By Chua Wan Rong, SMU School of Accountancy, Class of 2007
“I will never be a teacher.” I remember saying this to my English teacher at the age of 15, in response to her prediction that I would eventually become a teacher.
I ate my words ater 3.5 years of working in auditing, when I joined Ngee Ann Polytechnic’s School of Business & Accountancy as a lecturer in June 2011. In the ACC department, I have taught various modules, including auditing, financial accounting and managerial accounting.
My designation is “Lecturer”, but sometimes I feel like an “EduTainer”: a hybrid of educator and entertainer. The role of teachers has evolved greatly over the past 20 years. With the proliferation of technology and knowledge, sometimes, even I feel inadequate because my students can ask and find out almost everything from Google.
Now that I am on this end of the learning spectrum, I find myself rethinking my role as an educator, as it feels very different from the days when I was a student myself.
My interest in teaching started at SMU, where I helped out as a teaching assistant for FA103. This interest was sparked further while I was doing auditing in Deloitte & Touche LLP. As such, I was quite confident that I wanted to find a teaching job when I left auditing: specifically at a polytechnic, where I could share my practical work experiences.
When I first started working as a lecturer, there were times when I felt overwhelmed as I was unclear of how much responsibility I should take on for the students’ learning. As a student, I only needed to take responsibility for my personal learning. In my current role as the content provider cum facilitator, I have to do more than just deliver the content. Regardless of how good I feel about what I’ve taught, it is more important to know how much my students have taken away with them from a two-hour lecture/tutorial. Given that everyone learns differently, it is a challenge to ensure that all students have managed to grasp the majority of the key learning points that I planned.
Wan Rong (right) posing with Founding Dean, Professor Pang Yang Hoong, at the SoA Commemorative Book Launch in July 2015
During my SMU days, I thought professors had the best job. They only had to talk about what they are familiar with for three hours, 2-3 times a week, and that was it. After joining this line, I realised my folly. It is easy to talk, but not an easy task to engage the class and get them to retain and be able to apply what was taught.
A lot of preparation work goes into that three-hour seminar, something which I did not realise when I was a student. Now that I am conducting lectures for 200 students, I realise the need for sufficient preparation in order for me to pull off my two-hour-long “talk show”. The importance of preparation has helped me to progress from my first “I tell you and you listen” lecture, to my current “I am so engaging that you can’t help but listen to me” lecture.

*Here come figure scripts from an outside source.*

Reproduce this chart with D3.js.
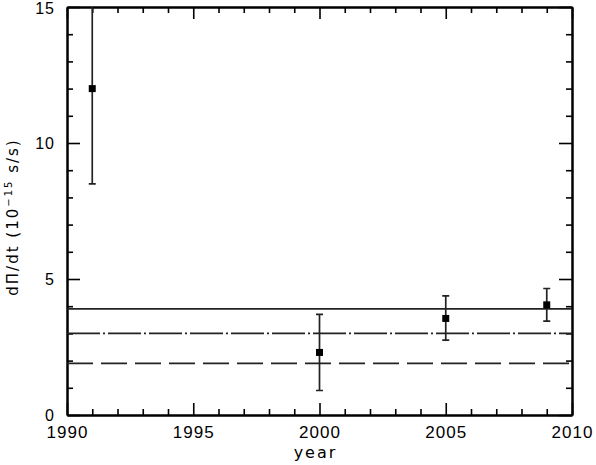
<!DOCTYPE html>
<html>
<head>
<meta charset="utf-8">
<script src="https://cdn.jsdelivr.net/npm/d3@7"></script>
<style>
  body { margin: 0; background: #fff; }
  svg { display: block; }
  .tick text { font-family: "Liberation Sans", Arial, sans-serif; font-size: 17px; letter-spacing: 1px; fill: #000; }
  .yax .tick text { font-size: 16px; }
</style>
</head>
<body>
<svg width="596" height="465"></svg>
<script>
let years = [1991, 2000, 2005, 2009];
let pdot = [12.0, 2.3, 3.55, 4.05];
let errLow = [8.5, 0.9, 2.75, 3.45];
let errHigh = [15.6, 3.7, 4.38, 4.65];

// horizontal reference levels
let levels = [3.9, 3.0, 1.9];
let levelDash = ["none", "33,3,2,3", "26,8"];

let xMajor = [1990, 1995, 2000, 2005, 2010];
let yMajor = [0, 5, 10, 15];

let margin = {left: 67, right: 24, top: 7, bottom: 50};
let svg = d3.select("svg");
let W = 596, H = 465;
let w = W - margin.left - margin.right, h = H - margin.top - margin.bottom;

let x = d3.scaleLinear().domain([1990, 2010]).range([0, w]);
let y = d3.scaleLinear().domain([0, 15]).range([h, 0]);

let g = svg.append("g").attr("transform", "translate(" + margin.left + "," + margin.top + ")");

svg.append("defs").append("clipPath").attr("id", "plotclip")
  .append("rect").attr("width", w).attr("height", h);

let xMinor = d3.range(1990, 2011, 1).filter(d => d % 5 !== 0);
let yMinor = d3.range(0, 16, 1).filter(d => d % 5 !== 0);

function styleAxis(sel) {
  sel.selectAll("path.domain").attr("stroke", "#000").attr("stroke-width", 2);
  sel.selectAll(".tick line").attr("stroke", "#000").attr("stroke-width", 1.6);
}

// bottom
g.append("g").attr("transform", "translate(0," + h + ")")
  .call(d3.axisBottom(x).tickValues(xMajor).tickSize(-12).tickSizeOuter(0).tickPadding(11).tickFormat(d3.format("d")))
  .call(styleAxis);
g.append("g").attr("transform", "translate(0," + h + ")")
  .call(d3.axisBottom(x).tickValues(xMinor).tickSize(-6).tickSizeOuter(0).tickFormat(""))
  .call(styleAxis);
// top
g.append("g")
  .call(d3.axisTop(x).tickValues(xMajor).tickSize(-12).tickSizeOuter(0).tickFormat(""))
  .call(styleAxis);
g.append("g")
  .call(d3.axisTop(x).tickValues(xMinor).tickSize(-6).tickSizeOuter(0).tickFormat(""))
  .call(styleAxis);
// left
g.append("g").attr("class", "yax")
  .call(d3.axisLeft(y).tickValues(yMajor).tickSize(-13).tickSizeOuter(0).tickPadding(12).tickFormat(d3.format("d")))
  .call(styleAxis)
  .selectAll(".tick text").attr("dy", d => d === 15 ? "0.42em" : "0.32em");
g.append("g")
  .call(d3.axisLeft(y).tickValues(yMinor).tickSize(-6).tickSizeOuter(0).tickFormat(""))
  .call(styleAxis);
// right
g.append("g").attr("transform", "translate(" + w + ",0)")
  .call(d3.axisRight(y).tickValues(yMajor).tickSize(-13).tickSizeOuter(0).tickFormat(""))
  .call(styleAxis);
g.append("g").attr("transform", "translate(" + w + ",0)")
  .call(d3.axisRight(y).tickValues(yMinor).tickSize(-6).tickSizeOuter(0).tickFormat(""))
  .call(styleAxis);

// reference lines
g.selectAll("line.level")
  .data(levels).enter()
  .append("line")
  .attr("class", "level")
  .attr("x1", 0).attr("x2", w)
  .attr("y1", d => y(d)).attr("y2", d => y(d))
  .attr("stroke", "#222")
  .attr("stroke-width", 1.7)
  .attr("stroke-dasharray", (d, i) => levelDash[i]);

let pts = years.map((yr, i) => ({yr: yr, v: pdot[i], lo: errLow[i], hi: errHigh[i]}));
let pg = g.append("g").attr("clip-path", "url(#plotclip)");

pg.selectAll("line.bar")
  .data(pts).enter()
  .append("line")
  .attr("x1", d => x(d.yr)).attr("x2", d => x(d.yr))
  .attr("y1", d => y(d.lo)).attr("y2", d => y(d.hi))
  .attr("stroke", "#222").attr("stroke-width", 1.7);

pg.selectAll("path.cap")
  .data(pts).enter()
  .append("path")
  .attr("d", d => "M" + (x(d.yr) - 3.5) + "," + y(d.lo) + "h7" +
                  "M" + (x(d.yr) - 3.5) + "," + y(d.hi) + "h7")
  .attr("stroke", "#222").attr("stroke-width", 1.7);

pg.selectAll("rect.pt")
  .data(pts).enter()
  .append("rect")
  .attr("x", d => x(d.yr) - 3.5)
  .attr("y", d => y(d.v) - 3.5)
  .attr("width", 7).attr("height", 7)
  .attr("fill", "#000");

// axis titles
svg.append("text")
  .attr("x", margin.left + w / 2 - 4)
  .attr("y", 458)
  .attr("text-anchor", "middle")
  .style("font-family", "'DejaVu Sans', sans-serif")
  .style("font-size", "16px")
  .style("letter-spacing", "2px")
  .text("year");

let yl = svg.append("text")
  .attr("transform", "translate(18,217) rotate(-90)")
  .attr("text-anchor", "middle")
  .style("font-family", "'DejaVu Sans', sans-serif")
  .style("font-size", "15px")
  .style("letter-spacing", "2px");
yl.append("tspan").text("d\u03A0/dt (10");
yl.append("tspan").attr("dy", -6).style("font-size", "10px").text("\u221215");
yl.append("tspan").attr("dy", 6).text(" s/s)");
</script>
</body>
</html>
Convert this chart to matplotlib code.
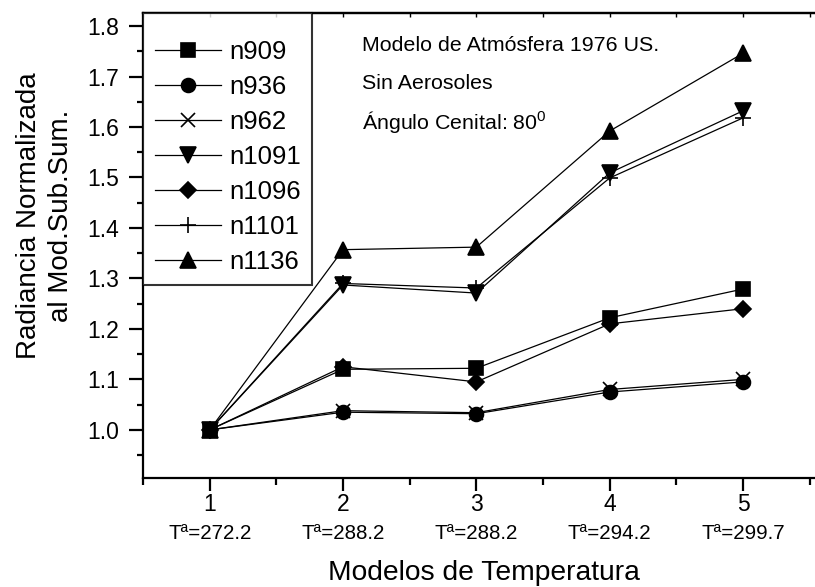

I received my first Staff Teaching Award for the year 2014/15, which was a great encouragement to me after receiving nominations for the past three years. It is an affirmation of my efforts and has made me realise the positive impact that I have made in my students’ lives. It also brings to mind all the kind words and gestures from my SMU professors in years past; I remember my days at the Bukit Timah campus, where my friends and I would look for our professors for consultations and other professors would join in the chat. When I was doing my teaching assistant duties on level 10, professors would drop by to say hi, even though they may not have taught me previously. Subsequently, there were other professors who made themselves available to clarify my doubts when my own professor was not around.
To a great extent, SMU’s School of Accountancy has groomed me into who I am today: from a person who was afraid of public-speaking, to someone who is now able to stand in front of a crowd of 200 and command their attention. Looking back on my SMU days, it was extremely tough when I had to juggle school work (which included at least four presentations every week) and my Accounting Society responsibilities. But it was this exact combination that trained me to be who I am today. I am always ready to come back to SoA because this place was where my transformation took place. With this, I really want to say a big “thank you” to all the professors who have given me a kind word or gesture, because I cannot be who I am today, if not for you.
To all my professors: I will continue to strive to be the best “EduTainer” that I can be, so that you can be proud to tell others that, “Hey, that’s my student!”